Secretary of State Cyrus R. Vance will make at least one and possibley two trips to Africa this month, in addition to traveling to Moscow for a major round of nuclear arms control negotiations, officials said yesterday.
That unusually crowded schedule for Vance emerges from President Carter's decision on his African trip to join Great Britain in a new attempt to bridge the angry division between black nationalists over a Rhodesian peace settlement.

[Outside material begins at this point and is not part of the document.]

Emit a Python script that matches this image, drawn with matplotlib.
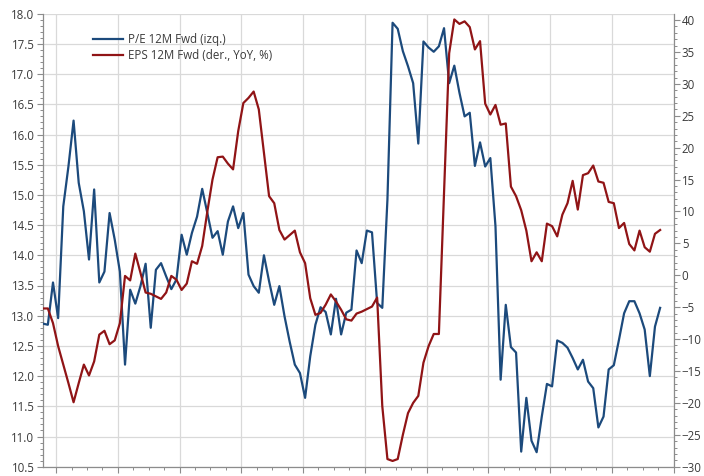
import numpy as np
import matplotlib
matplotlib.use("Agg")
import matplotlib.pyplot as plt
from matplotlib.ticker import MultipleLocator, FixedLocator, NullFormatter

pe_label = "P/E 12M Fwd (izq.)"
eps_label = "EPS 12M Fwd (der., YoY, %)"

pe_12m_fwd = [
    12.87, 12.85, 13.55, 12.96, 14.81, 15.47, 16.23, 15.20, 14.73, 13.93,
    15.09, 13.55, 13.73, 14.70, 14.26, 13.73, 12.19, 13.43, 13.20, 13.49,
    13.86, 12.80, 13.76, 13.87, 13.65, 13.44, 13.60, 14.34, 14.01, 14.37,
    14.64, 15.10, 14.70, 14.29, 14.40, 14.01, 14.56, 14.81, 14.45, 14.70,
    13.68, 13.49, 13.38, 14.00, 13.57, 13.18, 13.49, 12.99, 12.57, 12.19,
    12.05, 11.64, 12.33, 12.85, 13.14, 13.06, 12.69, 13.28, 12.69, 13.05,
    13.10, 14.08, 13.87, 14.41, 14.38, 13.21, 13.13, 14.92, 17.85, 17.75,
    17.38, 17.13, 16.85, 15.85, 17.54, 17.44, 17.37, 17.46, 17.76, 16.85,
    17.14, 16.69, 16.30, 16.36, 15.48, 15.87, 15.47, 15.61, 14.48, 11.94,
    13.18, 12.48, 12.39, 10.75, 11.64, 10.93, 10.74, 11.33, 11.87, 11.83,
    12.59, 12.55, 12.47, 12.30, 12.11, 12.27, 11.91, 11.80, 11.15, 11.33,
    12.11, 12.18, 12.60, 13.04, 13.24, 13.24, 13.04, 12.77, 12.00, 12.82,
    13.13,
]

eps_12m_fwd_yoy = [
    -5.2, -5.2, -7.5, -11.1, -14.0, -16.9, -19.9, -16.9, -14.0, -15.7,
    -13.5, -9.3, -8.7, -10.8, -10.2, -7.5, -0.1, -0.8, 3.4, 0.4,
    -2.7, -2.9, -3.3, -3.7, -2.7, -0.1, -0.7, -2.3, -1.3, 2.2,
    1.8, 4.6, 10.0, 15.0, 18.5, 18.6, 17.5, 16.6, 22.6, 27.0,
    27.8, 28.8, 26.0, 19.2, 12.4, 11.3, 7.1, 5.6, 6.3, 7.0,
    3.6, 1.9, -3.6, -6.2, -5.9, -4.6, -3.0, -4.1, -5.4, -6.9,
    -7.1, -6.0, -5.7, -5.3, -4.9, -3.5, -20.5, -28.8, -29.1, -28.8,
    -25.0, -21.6, -20.0, -18.9, -13.7, -11.1, -9.2, -9.2, 12.9, 34.8,
    40.1, 39.4, 39.8, 38.9, 35.4, 36.7, 26.9, 25.2, 26.7, 23.6,
    23.8, 13.9, 12.4, 10.2, 7.0, 2.2, 3.6, 2.2, 8.1, 7.7,
    6.1, 9.5, 11.3, 14.8, 10.3, 15.7, 16.0, 17.2, 14.7, 14.5,
    11.5, 11.3, 7.4, 8.2, 4.9, 3.9, 7.0, 4.4, 3.7, 6.5,
    7.1,
]

months = np.arange(len(pe_12m_fwd))

# ---- style ----
BLUE = "#1C4A7C"
RED = "#901416"
GRID = "#D9D9D9"
AXIS = "#8C8C8C"
TXT = "#3A3A3A"
FONT = ["Open Sans", "DejaVu Sans"]
FS = 8.3

plt.rcParams["font.family"] = FONT

fig = plt.figure(figsize=(7.04, 4.76), dpi=100)
ax = fig.add_axes([42.7 / 704, 9.3 / 476, (673.5 - 42.7) / 704, (467 - 14) / 476])
ax2 = ax.twinx()

l1, = ax.plot(months, pe_12m_fwd, color=BLUE, lw=1.6, label=pe_label, zorder=3)
l2, = ax2.plot(months, eps_12m_fwd_yoy, color=RED, lw=1.6, label=eps_label, zorder=3)

# x axis: yearly gridlines, quarterly minor ticks, no labels
x_end = 122.6
x_off = 2.6
ax.set_xlim(0, x_end)
ax.xaxis.set_major_locator(FixedLocator(np.arange(x_off, x_end + 0.01, 12)))
ax.xaxis.set_minor_locator(FixedLocator(np.arange(x_off, x_end + 0.01, 3)))
ax.xaxis.set_major_formatter(NullFormatter())

# left axis
ax.set_ylim(10.5, 18.0)
ax.yaxis.set_major_locator(MultipleLocator(0.5))
ax.yaxis.set_minor_locator(MultipleLocator(0.1))
ax.yaxis.set_major_formatter(matplotlib.ticker.FormatStrFormatter("%.1f"))

# right axis
ax2.set_ylim(-30, 41)
ax2.yaxis.set_major_locator(FixedLocator(np.arange(-30, 41, 5)))
ax2.yaxis.set_minor_locator(FixedLocator(np.arange(-30, 41, 1)))

ax.grid(True, which="major", color=GRID, lw=0.9)
ax.set_axisbelow(True)

for a in (ax, ax2):
    a.spines["top"].set_visible(False)
    for s in ("left", "right", "bottom"):
        a.spines[s].set_color(AXIS)
        a.spines[s].set_linewidth(0.9)
    a.tick_params(which="major", length=4, width=0.8, color=AXIS, labelsize=FS,
                  labelcolor=TXT, pad=2)
    a.tick_params(which="minor", length=2.5, width=0.7, color=AXIS)
ax2.spines["left"].set_visible(False)
ax.spines["right"].set_visible(False)
ax2.spines["bottom"].set_visible(False)
ax2.tick_params(axis="x", which="both", bottom=False, labelbottom=False)

ax2.set_zorder(ax.get_zorder() + 1)
ax2.patch.set_visible(False)

leg = ax.legend(handles=[l1, l2], loc="upper left",
                bbox_to_anchor=(50.5 / 630.8, 1 - 19.5 / 453), frameon=False,
                fontsize=FS, handlelength=2.6, handletextpad=0.4,
                labelspacing=0.25, borderaxespad=0, borderpad=0)
for t in leg.get_texts():
    t.set_color(TXT)

fig.savefig("out.png", dpi=100)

There is also a connection between the ferment in Africa and the impending negotiations in Moscow on the strategic arms limitation talks (SALT) Although that is not the reason for the overlapping trips, U.S. officials emphasized, in Moscow Vance will be discussing African issues, in addition to strategic arms control.
The United States, Britain and many African nations fear that a failure to resolve the Rhodesian conflict can lead to a black-on-black civil war between Rhodesain nationalists. That could bring Soviet and Cuban military personnel now in Africa into Rhodesian hostilities.
In the attempt to bring together the feuding "internal" and "external" forces of Rhodesia, Vance and British Foreign Secretary David Owen now plan to meet about April 15 in Dar es Salaam, Tanzania, with leaders of the Patriotic Front.
This is the alliance, led by Joshua Nkomo and Robert Mugabe, that is conducting the guerrilla war against Rhodesia from bases in bordering nations.
As projected by Carter's talks in Lagos with the Nigerian ruller, Lt. Gen. Olusegun Obasanjo, the Dar es Salaam meeting with the Patriotic Front spokesmen and heads of the "frontline" states supporting them is intended to be followed by an "all-parties" meeting bringing together the internal and external Rhodesia forces.
The all-parties meeting is projected for about April 25, at a site still unspecified.
If this second meeting ever comes off, it would include the Patriotic Front leaders plus the members of the new Rhodesian executive council formed last month to produce a subsequent form on black majority rule for Rhodesia: Prime Minister Ian D. Smith and black nationalist leaders Bishop Abel Muzorewa, the Rev. Ndabaningi Sithole and Sen. Jeremial Chirau.
Smith and the three black moderate leaders agreed in Salisbury, Rhodesia, yesterday to give a hearing to Anglo-American envoys on the proposed meeting.
After a three-hour meeting of Rhodesia's transitional government leaders, a spokesman said:
"The executive council would be ready to give consideration to constructive ideas . . . But there could be no question of departing from the Salisbury agreement of March 3, which is already being implemented."
That agreement, which the Patriotic Front has disdained, and which the United States and Britain have termed "inadequate" but a step forward, is designed to lead Rhodesia to black rule by Dec. 31.
Earlier, Bishop Muzorewa and the Rev. Sithole reacted very critically to the Anglo-American proposal. It will start with a visit to Salisbury by the British Foreign Office deputy under-secretary, John Graham, and Stephen Low, the U.S. ambassador to Zambia later this week.
The most derogatory comment came in an attack on President Carter yesterday from Rhodesian Deputy Minister of Information Andre Holland, who charged that Carter is selling out southern Africa's white minorities "for Nigerian oil." Other Salisbury governmental sources said Holland was expressing his own views.
Neverthless, Anglo-American diplomats saw the Salisbury announcement yesterday as an opening. State Department spokesman Hodding Carter said "we are aware of the skepticism that has been offered in Salisbury about our efforts," but "we have been obviously encouraged to proceed with our approach," the Anglo-American plan for a Rhodesian settlement.
Initally, the Patriotic Front leaders, Nkomo and Mugabe, rejected efforts by the United States and Britain to induce them to meet with the internal Rhodesian nationalists, scorning them as "puppets" of Smith.